Skip to content

Sharding PostgreSQL

Sharding splits up a PostgreSQL database with all its tables and indices between multiple servers. Each machine runs its own, independent PostgreSQL server, while PgDog takes care of routing queries and moving data between databases.

Applications are not aware of sharding and should continue to work as if they were using regular Postgres. PgDog's role is to make that possible.

A lot of the features described in this section are stable, tested and are powering large, production databases. Others are still experimental and are marked accordingly. If you have any questions about how sharding works in PgDog, join our Discord.

Intro to sharding

How PgDog sharding works

PgDog's sharding architecture

If you're not familiar with database sharding fundamentals, take a look at the sharding basics. Even if you're a seasoned database expert, it's good to have a refresher to confirm your understanding matches our implementation.

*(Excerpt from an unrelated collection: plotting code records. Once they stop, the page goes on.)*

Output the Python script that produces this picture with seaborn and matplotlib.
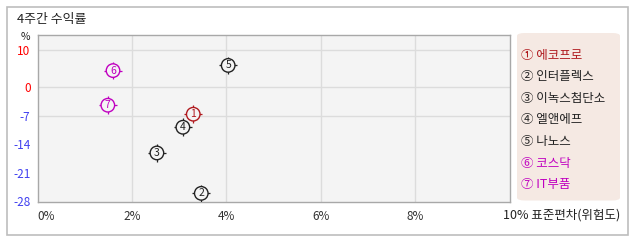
import numpy as np
import pandas as pd
import matplotlib
matplotlib.use("Agg")
import matplotlib.pyplot as plt
from matplotlib.patches import FancyBboxPatch, Rectangle
import seaborn as sns

# ---- data ----
names = ["에코프로", "인터플렉스", "이녹스첨단소", "엘앤에프", "나노스", "코스닥", "IT부품"]
marks = ["①", "②", "③", "④", "⑤", "⑥", "⑦"]
digits = ["1", "2", "3", "4", "5", "6", "7"]
risk = [3.30, 3.47, 2.53, 3.08, 4.04, 1.60, 1.49]      # 표준편차 (%)
ret = [-6.6, -26.0, -16.1, -9.8, 5.9, 4.5, -4.4]       # 4주간 수익률 (%)
colors = ["#b0191e", "#222222", "#222222", "#222222", "#222222", "#c000c0", "#c000c0"]
x_ticks = [0, 2, 4, 6, 8]
x_labels = ["0%", "2%", "4%", "6%", "8%"]
y_ticks = [10, 0, -7, -14, -21, -28]
y_labels = ["10", "0", "-7", "-14", "-21", "-28"]
y_colors = ["#ff0000", "#ff0000", "#4040f0", "#4040f0", "#4040f0", "#4040f0"]
h_grid = [10, 0, -7]

df = pd.DataFrame({"name": names, "risk": risk, "ret": ret, "color": colors})

sns.set_theme(style="white")
plt.rcParams["font.family"] = ["Noto Sans CJK KR", "DejaVu Sans"]
plt.rcParams["axes.unicode_minus"] = False

W, H = 638, 242
fig = plt.figure(figsize=(W / 100, H / 100), dpi=100)
fig.patch.set_facecolor("white")

def fx(px):
    return px / W

def fy(py):
    return 1 - py / H

# outer border
fig.add_artist(Rectangle((fx(6.5), fy(234.5)), fx(627.5) - fx(6.5), fy(7.5) - fy(234.5),
                         transform=fig.transFigure, fill=False, edgecolor="#bdbdbd", lw=1.2))

# axes
left, right, top, bottom = 37.5, 509.5, 35, 201.5
ax = fig.add_axes([fx(left), fy(bottom), fx(right) - fx(left), fy(top) - fy(bottom)])
ax.set_facecolor("#f4f4f4")

r = 0.909
ax.set_yscale("function", functions=(lambda y: np.where(y > 0, y * r, y),
                                     lambda y: np.where(y > 0, y / r, y)))
ax.set_xlim(0, 10)
ax.set_ylim(-28, 14.1)

for xv in [2, 4, 6, 8]:
    ax.axvline(xv, color="#dcdcdc", lw=1, zorder=0)
for yv in h_grid:
    ax.axhline(yv, color="#dcdcdc", lw=1, zorder=0)

for s in ax.spines.values():
    s.set_color("#a8a8a8")
    s.set_linewidth(1)

pal = dict(zip(names, colors))
# markers: crosshair stubs, circle, digit
sns.scatterplot(data=df, x="risk", y="ret", hue="name", palette=pal,
                marker="+", s=160, linewidth=0.9, legend=False, ax=ax, zorder=3)
sns.scatterplot(data=df, x="risk", y="ret", hue="name", palette=pal,
                marker="o", s=95, linewidth=1.0, legend=False, ax=ax, zorder=4)
circ = ax.collections[-1]
circ.set_facecolor("#f4f4f4")
circ.set_edgecolor(colors)
for xv, yv, d, c in zip(risk, ret, digits, colors):
    ax.text(xv, yv, d, color=c, fontsize=7.5, ha="center", va="center", zorder=5)

ax.set_xticks(x_ticks)
ax.set_xticklabels(x_labels)
ax.set_yticks(y_ticks)
ax.set_yticklabels(y_labels)
ax.tick_params(axis="both", length=0, labelsize=8.5)
ax.tick_params(axis="x", pad=6, colors="#333333")
ax.tick_params(axis="y", pad=5)
for lab, c in zip(ax.get_yticklabels(), y_colors):
    lab.set_color(c)
xl = ax.get_xticklabels()
xl[0].set_horizontalalignment("left")
ax.set_xlabel("")
ax.set_ylabel("")

# texts
fig.text(fx(17), fy(19), "4주간 수익률", fontsize=9.3, color="#222222", ha="left", va="center")
fig.text(fx(25), fy(37), "%", fontsize=7.5, color="#222222", ha="center", va="center")
fig.text(fx(503), fy(215), "10% 표준편차(위험도)", fontsize=9, color="#222222", ha="left", va="center")

# legend box
fig.add_artist(FancyBboxPatch((fx(517), fy(200.5)), fx(620) - fx(517), fy(33) - fy(200.5),
                              boxstyle="round,pad=0,rounding_size=0.012",
                              transform=fig.transFigure, facecolor="#f5e9e3", edgecolor="none"))
for i, (m, n, c) in enumerate(zip(marks, names, colors)):
    fig.text(fx(521), fy(55 + i * 21.6), f"{m} {n}", fontsize=9, color=c, ha="left", va="center")

fig.savefig("out.png", dpi=100)
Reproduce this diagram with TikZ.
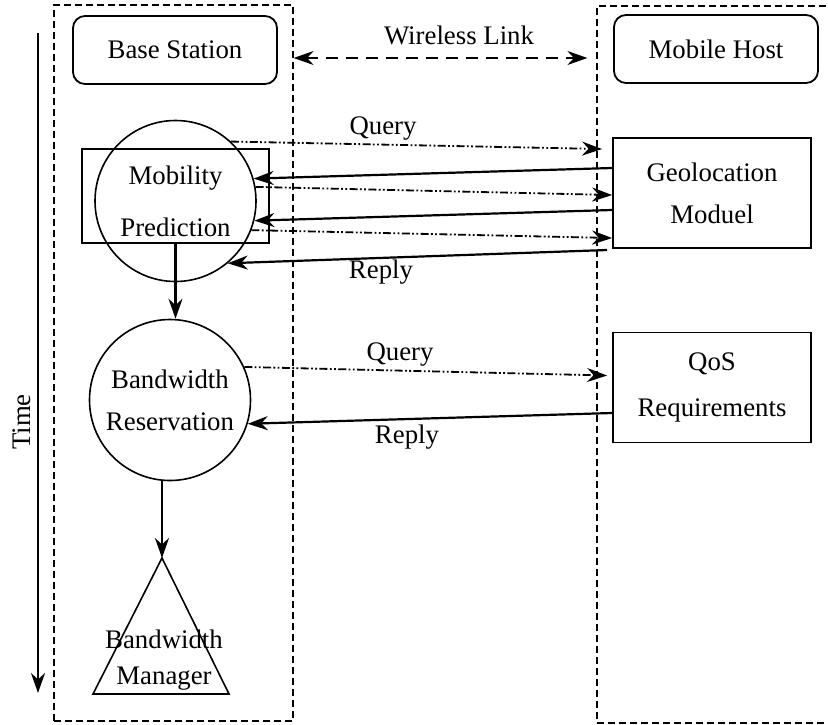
\documentclass[tikz,border=0pt]{standalone}
\usepackage{fontspec}
\setmainfont{Liberation Serif}
\newfontfamily\timesfont{Liberation Serif}
\usetikzlibrary{arrows.meta,positioning}

\begin{document}
\begin{tikzpicture}[x=0.5pt, y=-0.5pt, >={Stealth[length=10pt,width=7pt]}]

\tikzstyle{every node}=[font=\timesfont\fontsize{13.4}{21}\selectfont, align=center]
\tikzstyle{zone}=[draw, line width=0.6pt, dash pattern=on 3.5pt off 2pt, inner sep=0pt]
\tikzstyle{station}=[draw, rounded corners=6pt, line width=0.9pt, minimum width=102pt, minimum height=34pt]
\tikzstyle{unit}=[draw, line width=0.9pt, minimum width=99pt, minimum height=55pt]
\tikzstyle{task}=[draw, circle, line width=0.8pt, minimum size=80.5pt, inner sep=0pt]
\tikzstyle{query}=[->, line width=0.9pt, dash pattern=on 4pt off 1.2pt on 0.9pt off 1.2pt on 0.9pt off 1.2pt]
\tikzstyle{reply}=[->, line width=1.1pt]

\clip (0,0) rectangle (828,724);

% the two sides
\node[zone, minimum width=119.5pt, minimum height=358pt] (bside) at (173.5,363) {};
\node[zone, minimum width=120pt, minimum height=358.5pt] (mside) at (717,364.5) {};

\node[station] (bs) at (175,50) {Base Station};
\node[station] (mh) at (716,49) {Mobile Host};

\coordinate (wl) at (0,58);
\draw[<->, line width=0.9pt, dash pattern=on 6pt off 4pt, shorten >=4.5pt] (bside.east |- wl) -- (mside.west |- wl);
\node (wlink) at (459,35) {Wireless Link};

% time axis
\coordinate (t0) at (38,33);
\coordinate (t1) at (38,693);
\draw[->, line width=1.1pt] (t0) -- (t1);
\node[rotate=90] (time) at (22,422) {Time};

% base station side
\node[draw, line width=0.9pt, minimum width=93.5pt, minimum height=47pt] (mpbox) at (175.5,196) {};
\node[task] (mp) at (175.5,201) {Mobility\\[5pt]Prediction};
\node[task] (br) at (170,400) {Bandwidth\\Reservation};
\coordinate (bm) at (162,558);
\draw[line width=0.8pt] (bm) -- (93,694) -- (229,694) -- cycle;
\node (bmtext) at (164,660) {Bandwidth\\[-3pt]Manager};

\draw[reply] (mpbox.south) -- (mpbox.south |- br.north);
\draw[reply] (br.south -| bm) -- (bm);

% mobile host side
\node[unit] (gm) at (712,193) {Geolocation\\Moduel};
\node[unit] (qos) at (712,387.5) {QoS\\[2pt]Requirements};

% messages
\draw[query] (mp.47) -- ([xshift=-5pt,yshift=22pt]gm.west);
\draw[reply] ([yshift=12.5pt]gm.west) -- (mp.16);
\draw[query] (mp.10) -- ([yshift=-1pt]gm.west);
\draw[reply] ([yshift=-8.5pt]gm.west) -- (mp.-14);
\draw[query] (mp.-21) -- ([yshift=-22.5pt]gm.west);
\draw[reply] ([xshift=-2.5pt,yshift=-28.5pt]gm.west) -- (mp.-50);
\node (q1) at (383,129) {Query};
\node (r1) at (381,272) {Reply};

\draw[query] (br.24) -- ([xshift=-2.5pt,yshift=6pt]qos.west);
\draw[reply] ([yshift=-12.75pt]qos.west) -- (br.-17);
\node (q2) at (400,355) {Query};
\node (r2) at (407,437) {Reply};

\end{tikzpicture}
\end{document}
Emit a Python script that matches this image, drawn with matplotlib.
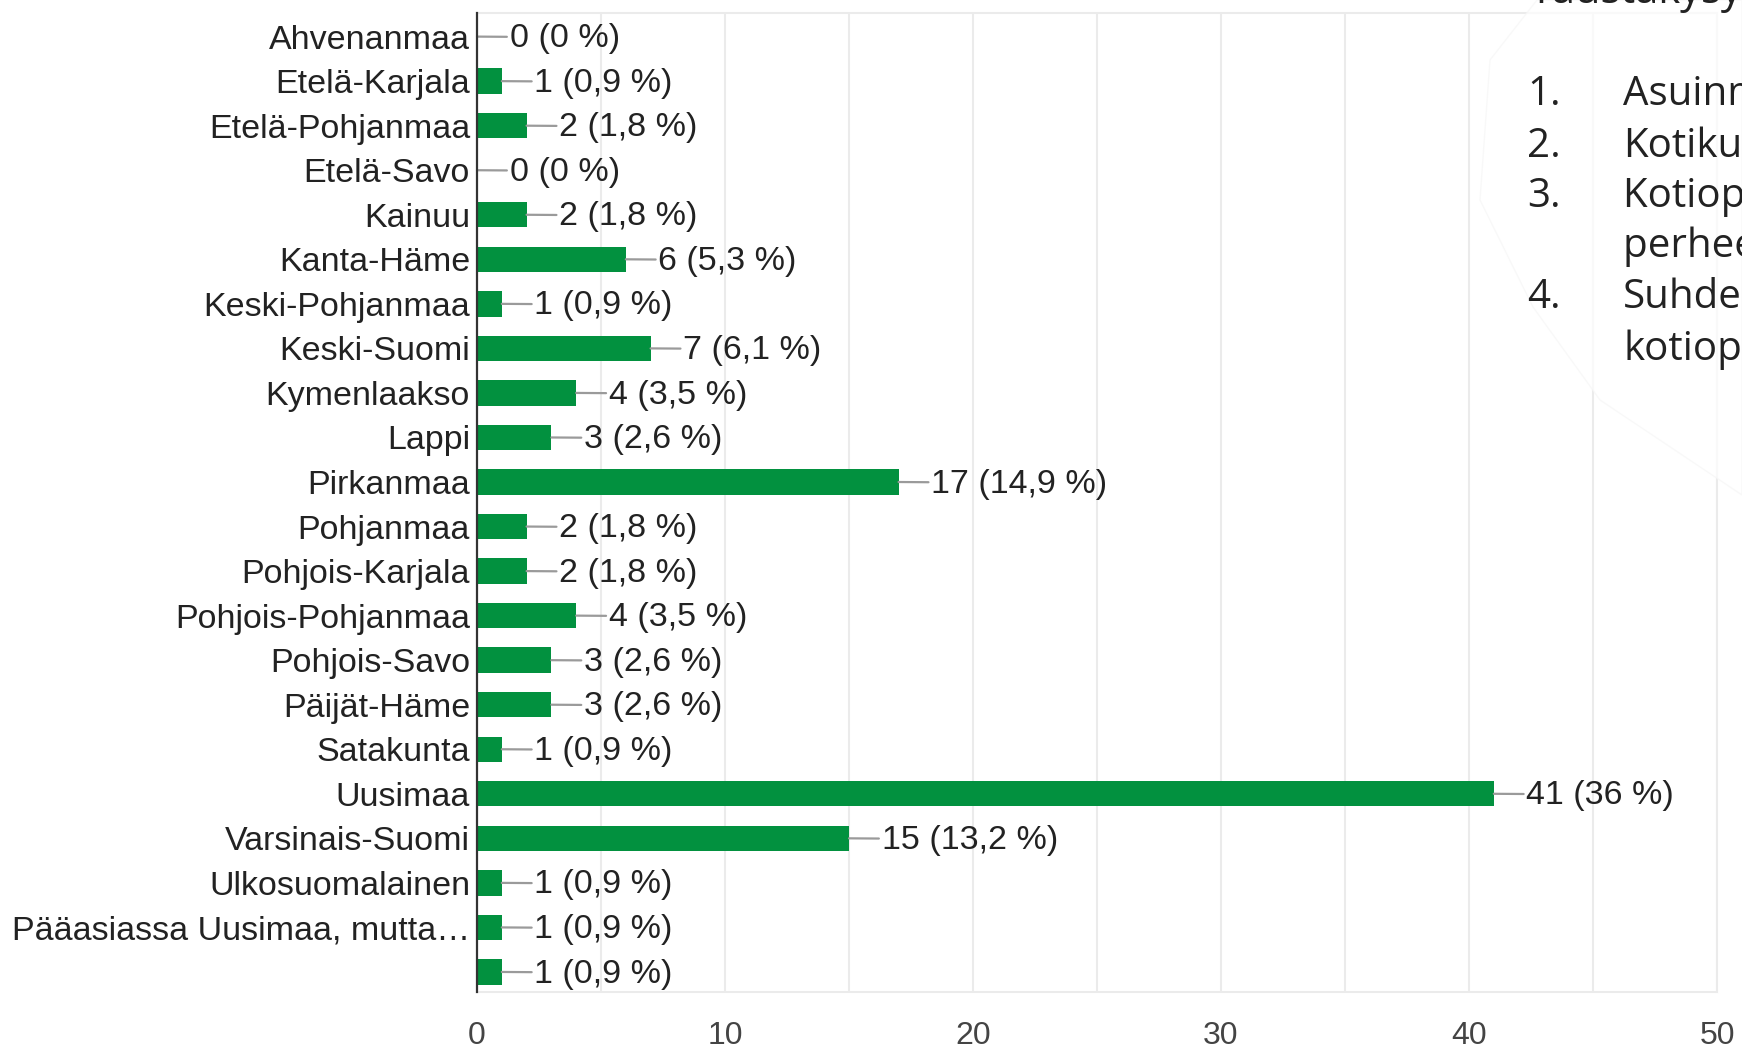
import matplotlib
matplotlib.use("Agg")
import matplotlib.pyplot as plt
from matplotlib.patches import Polygon

categories = ["Ahvenanmaa", "Etelä-Karjala", "Etelä-Pohjanmaa", "Etelä-Savo", "Kainuu",
              "Kanta-Häme", "Keski-Pohjanmaa", "Keski-Suomi", "Kymenlaakso", "Lappi",
              "Pirkanmaa", "Pohjanmaa", "Pohjois-Karjala", "Pohjois-Pohjanmaa", "Pohjois-Savo",
              "Päijät-Häme", "Satakunta", "Uusimaa", "Varsinais-Suomi", "Ulkosuomalainen",
              "Pääasiassa Uusimaa, mutta…", ""]
values = [0, 1, 2, 0, 2, 6, 1, 7, 4, 3, 17, 2, 2, 4, 3, 3, 1, 41, 15, 1, 1, 1]
percents = ["0", "0,9", "1,8", "0", "1,8", "5,3", "0,9", "6,1", "3,5", "2,6", "14,9",
            "1,8", "1,8", "3,5", "2,6", "2,6", "0,9", "36", "13,2", "0,9", "0,9", "0,9"]
xticks = [0, 10, 20, 30, 40, 50]
overlay_nums = ["1.", "2.", "3.", "", "4.", ""]
overlay_lines = ["Asuinmaakunta", "Kotikunta", "Kotiopetuksessa olevat", "perheen lapset",
                 "Suhde", "kotiopetukseen"]

W, H = 1742, 1052
fig = plt.figure(figsize=(W / 100, H / 100), dpi=100)
x0, x1, y_top, y_bot = 477, 1717, 13, 992
ax = fig.add_axes([x0 / W, 1 - y_bot / H, (x1 - x0) / W, (y_bot - y_top) / H])

FONT = "Liberation Sans"
green = "#02913f"
y = list(range(len(categories)))
ax.barh(y, values, height=0.57, color=green, zorder=3)

for yi, v, p in zip(y, values, percents):
    ax.annotate(f"{v} ({p} %)", xy=(v, yi), xytext=(23.5, -1.5), textcoords="offset points",
                ha="left", va="center", fontsize=24.5, family=FONT, color="#222222",
                arrowprops=dict(arrowstyle="-", color="#9a9a9a", lw=1.6,
                                shrinkA=0, shrinkB=0, relpos=(0, 0.56)), zorder=4)

ax.set_xlim(0, 50)
ax.set_ylim(len(categories) - 1 + 0.45, -0.53)
ax.set_yticks(y)
ax.set_yticklabels(categories, family=FONT, fontsize=24.5, color="#222222")
ax.set_xticks(xticks)
ax.set_xticklabels([str(t) for t in xticks], family=FONT, fontsize=23, color="#444444")
ax.tick_params(axis="y", length=0, pad=5)
ax.tick_params(axis="x", length=0, pad=21)
for gx in range(5, 51, 5):
    ax.axvline(gx, color="#ebebeb", lw=1.5, zorder=1)
for s in ["top", "right", "bottom"]:
    ax.spines[s].set_color("#ebebeb")
    ax.spines[s].set_linewidth(1.5)
ax.spines["left"].set_color("#333333")
ax.spines["left"].set_linewidth(1.6)
ax.spines["left"].set_zorder(5)

# faint overlay of another slide at top right
pts = [(1537, 0), (1490, 60), (1480, 200), (1533, 307), (1600, 400), (1742, 495), (1742, 0)]
poly = Polygon([(px / W, 1 - py / H) for px, py in pts], closed=True,
               transform=fig.transFigure, facecolor="white", edgecolor="#f6f6f6",
               alpha=0.7, lw=1, zorder=10)
fig.patches.append(poly)

fig.text(1530 / W, 1 - 3 / H, "Taustakysymykset", family="Open Sans", fontsize=30,
         color="#222222", ha="left", va="baseline", zorder=11)
baselines = [105, 157, 207, 257, 308, 360]
for num, line, b in zip(overlay_nums, overlay_lines, baselines):
    if num:
        fig.text(1527 / W, 1 - b / H, num, family="Open Sans", fontsize=29,
                 color="#222222", ha="left", va="baseline", zorder=11)
    fig.text(1623 / W, 1 - b / H, line, family="Open Sans", fontsize=29,
             color="#222222", ha="left", va="baseline", zorder=11)

fig.savefig("out.png", dpi=100)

PgDog is somewhat similar in architecture to Vitess (sharding proxy for MySQL). Everything that has to do with sharding is handled internally and any abstraction that leaks to the client is usually considered a bug. You can report those here.

Routing queries

PgDog is a query router. It can extract sharding hints directly from the SQL queries, using its built-in PostgreSQL parser, and send queries to one or more shards. Different types of queries which PgDog can currently handle are listed below:

Query Description
Direct-to-shard queries Sharding key(s) are extracted directly from the query text and the query is sent to one shard only.
Cross-shard queries Queries which don't have a sharding key are sent to all shards, with the results collected and transformed, as if they are coming from one database.
Manually routed queries Queries are routed explicitly using a query comment, or separately with a SET command, to a specific shard.
COPY commands Data sent with the COPY command is automatically sharded between all databases.

Data consistency

To make sure data is atomically written in cross-shard transactions, PgDog supports PostgreSQL's prepared transactions and two-phase commit.

Managing data

PgDog implements the logical replication protocol used by PostgreSQL and can move data between databases, while distributing individual rows between shards. This process is called resharding and you can read more about how PgDog implements it here.

Schema management

PgDog makes sure that the database schema is identical on all shards. It also has support for in-database and in-proxy primary key generation, so you can continue to use BIGINT (and INTEGER) primary keys in sharded PostgreSQL deployments.